** Begin **
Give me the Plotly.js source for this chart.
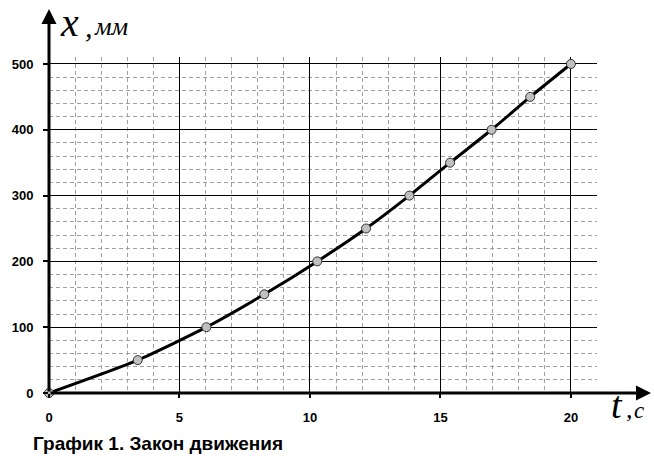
<!DOCTYPE html>
<html><head><meta charset="utf-8">
<script src="https://cdn.plot.ly/plotly-3.0.1.min.js"></script>
<style>html,body{margin:0;padding:0;background:#fff}#c{width:654px;height:469px}</style>
</head><body><div id="c"></div>
<script>
const tValues = [0, 3.40, 6.03, 8.25, 10.28, 12.15, 13.81, 15.37, 16.96, 18.44, 20];
const xValues = [0, 50, 100, 150, 200, 250, 300, 350, 400, 450, 500];
const xTicks = [0, 5, 10, 15, 20];
const yTicks = [0, 100, 200, 300, 400, 500];
const captionText = 'График 1. Закон движения';

const tickFont = {family: 'Liberation Sans, Arial, sans-serif', size: 13, color: '#000', weight: 'bold'};
const serif = 'Liberation Serif, Times New Roman, serif';
const W = 548, H = 336;
const px = v => (v - 49) / W, py = v => (393 - v) / H;
function lbl(x, y, text, size) {
  return {xref: 'paper', yref: 'paper', x: px(x), y: py(y), xanchor: 'left', yanchor: 'bottom', showarrow: false,
    text: text, font: {family: serif, style: 'italic', color: '#000', size: size}, borderpad: 0};
}
const data = [{
  x: tValues, y: xValues, type: 'scatter', mode: 'lines+markers',
  line: {color: '#000', width: 3, shape: 'spline', smoothing: 0.6},
  marker: {size: 9, color: '#c0c0c0', line: {color: '#333', width: 1}},
  cliponaxis: false, hoverinfo: 'skip'
}];
const layout = {
  width: 654, height: 469, paper_bgcolor: '#fff', plot_bgcolor: '#fff',
  margin: {l: 49, r: 57, t: 57, b: 76}, showlegend: false,
  xaxis: {range: [0, 21], tickvals: xTicks, ticktext: xTicks.map(String), showgrid: true, gridcolor: '#000', gridwidth: 1,
    zeroline: false, showline: false, ticks: 'outside', ticklen: 4, tickwidth: 2, tickcolor: '#000', tickfont: tickFont,
    ticklabelstandoff: 8,
    minor: {dtick: 1, showgrid: true, gridcolor: '#a0a0a0', griddash: '4px,3px', gridwidth: 1, ticks: ''}, fixedrange: true},
  yaxis: {range: [0, 510.6], tickvals: yTicks, ticktext: yTicks.map(String), showgrid: true, gridcolor: '#000', gridwidth: 1,
    zeroline: false, showline: false, ticks: 'outside', ticklen: 5, tickwidth: 2, tickcolor: '#000', tickfont: tickFont,
    ticklabelstandoff: 7,
    minor: {dtick: 20, showgrid: true, gridcolor: '#a0a0a0', griddash: '4px,3px', gridwidth: 1, ticks: ''}, fixedrange: true},
  annotations: [
    {xref: 'paper', yref: 'paper', x: px(651), y: 0, ax: -602, ay: 0, text: '', showarrow: true, arrowhead: 2, arrowsize: 1, arrowwidth: 3, arrowcolor: '#000'},
    {xref: 'paper', yref: 'paper', x: 0, y: py(9), ax: 0, ay: 384, text: '', showarrow: true, arrowhead: 2, arrowsize: 1, arrowwidth: 3, arrowcolor: '#000'},
    lbl(59, 46, 'x', 40),
    lbl(84, 44, ',', 30),
    lbl(93, 42, 'мм', 26),
    lbl(610, 427, 't', 38),
    lbl(625, 425, ',', 26),
    lbl(633, 424, 'c', 23),
    {xref: 'paper', yref: 'paper', x: px(31), y: py(443), xanchor: 'left', yanchor: 'middle', showarrow: false,
      text: captionText, font: {family: 'Liberation Sans, Arial, sans-serif', size: 19, color: '#000', weight: 'bold'}}
  ]
};
Plotly.newPlot('c', data, layout, {displayModeBar: false, staticPlot: true});
</script></body></html>
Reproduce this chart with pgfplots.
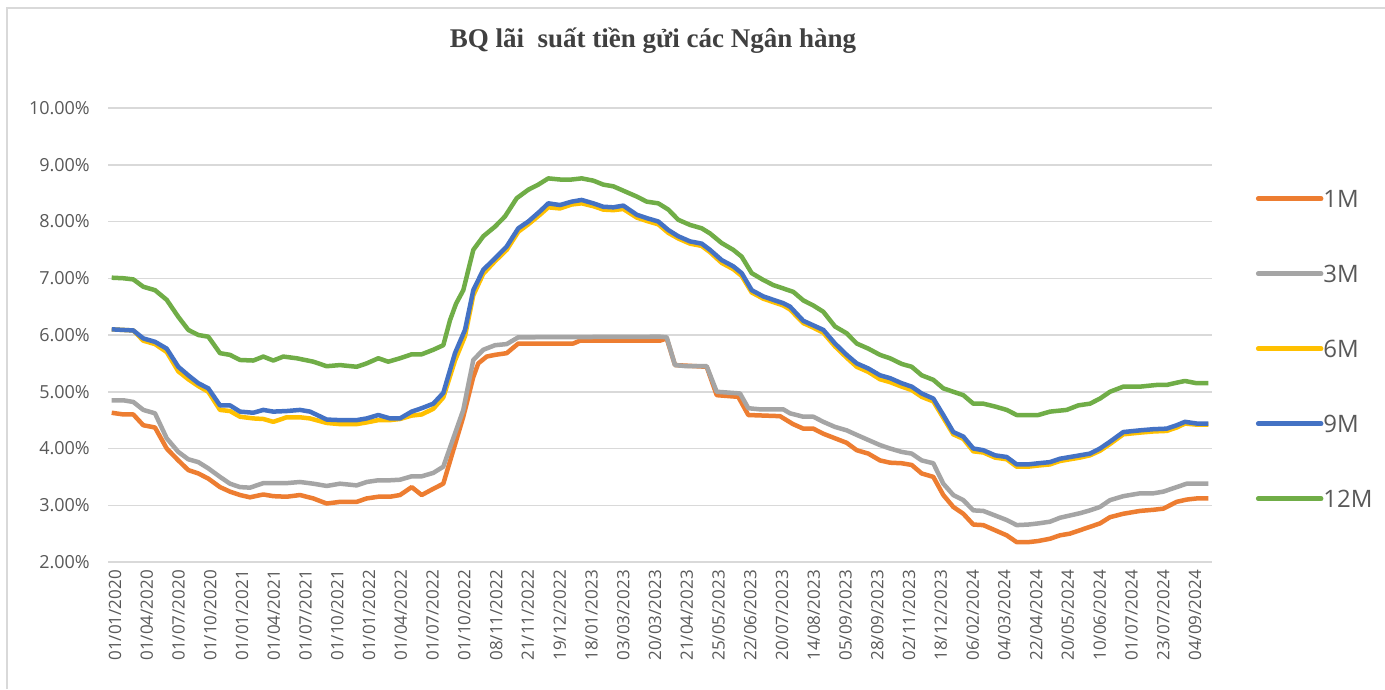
** End **
Reproduce the full listing faithfully, but do not carry over any pictures.

_Solution for this exercise_
Give me the Plotly.js source for this chart.
<!DOCTYPE html>
<html><head><meta charset="utf-8">
<script src="https://cdn.plot.ly/plotly-3.0.1.min.js"></script>
<style>html,body{margin:0;padding:0;background:#fff}#c{width:654px;height:469px}</style>
</head><body><div id="c"></div>
<script>
const tValues = [0, 3.40, 6.03, 8.25, 10.28, 12.15, 13.81, 15.37, 16.96, 18.44, 20];
const xValues = [0, 50, 100, 150, 200, 250, 300, 350, 400, 450, 500];
const xTicks = [0, 5, 10, 15, 20];
const yTicks = [0, 100, 200, 300, 400, 500];
const captionText = 'График 1. Закон движения';

const tickFont = {family: 'Liberation Sans, Arial, sans-serif', size: 13, color: '#000', weight: 'bold'};
const serif = 'Liberation Serif, Times New Roman, serif';
const W = 548, H = 336;
const px = v => (v - 49) / W, py = v => (393 - v) / H;
function lbl(x, y, text, size) {
  return {xref: 'paper', yref: 'paper', x: px(x), y: py(y), xanchor: 'left', yanchor: 'bottom', showarrow: false,
    text: text, font: {family: serif, style: 'italic', color: '#000', size: size}, borderpad: 0};
}
const data = [{
  x: tValues, y: xValues, type: 'scatter', mode: 'lines+markers',
  line: {color: '#000', width: 3, shape: 'spline', smoothing: 0.6},
  marker: {size: 9, color: '#c0c0c0', line: {color: '#333', width: 1}},
  cliponaxis: false, hoverinfo: 'skip'
}];
const layout = {
  width: 654, height: 469, paper_bgcolor: '#fff', plot_bgcolor: '#fff',
  margin: {l: 49, r: 57, t: 57, b: 76}, showlegend: false,
  xaxis: {range: [0, 21], tickvals: xTicks, ticktext: xTicks.map(String), showgrid: true, gridcolor: '#000', gridwidth: 1,
    zeroline: false, showline: false, ticks: 'outside', ticklen: 4, tickwidth: 2, tickcolor: '#000', tickfont: tickFont,
    ticklabelstandoff: 8,
    minor: {dtick: 1, showgrid: true, gridcolor: '#a0a0a0', griddash: '4px,3px', gridwidth: 1, ticks: ''}, fixedrange: true},
  yaxis: {range: [0, 510.6], tickvals: yTicks, ticktext: yTicks.map(String), showgrid: true, gridcolor: '#000', gridwidth: 1,
    zeroline: false, showline: false, ticks: 'outside', ticklen: 5, tickwidth: 2, tickcolor: '#000', tickfont: tickFont,
    ticklabelstandoff: 7,
    minor: {dtick: 20, showgrid: true, gridcolor: '#a0a0a0', griddash: '4px,3px', gridwidth: 1, ticks: ''}, fixedrange: true},
  annotations: [
    {xref: 'paper', yref: 'paper', x: px(651), y: 0, ax: -602, ay: 0, text: '', showarrow: true, arrowhead: 2, arrowsize: 1, arrowwidth: 3, arrowcolor: '#000'},
    {xref: 'paper', yref: 'paper', x: 0, y: py(9), ax: 0, ay: 384, text: '', showarrow: true, arrowhead: 2, arrowsize: 1, arrowwidth: 3, arrowcolor: '#000'},
    lbl(59, 46, 'x', 40),
    lbl(84, 44, ',', 30),
    lbl(93, 42, 'мм', 26),
    lbl(610, 427, 't', 38),
    lbl(625, 425, ',', 26),
    lbl(633, 424, 'c', 23),
    {xref: 'paper', yref: 'paper', x: px(31), y: py(443), xanchor: 'left', yanchor: 'middle', showarrow: false,
      text: captionText, font: {family: 'Liberation Sans, Arial, sans-serif', size: 19, color: '#000', weight: 'bold'}}
  ]
};
Plotly.newPlot('c', data, layout, {displayModeBar: false, staticPlot: true});
</script></body></html>
Reproduce this chart with pgfplots.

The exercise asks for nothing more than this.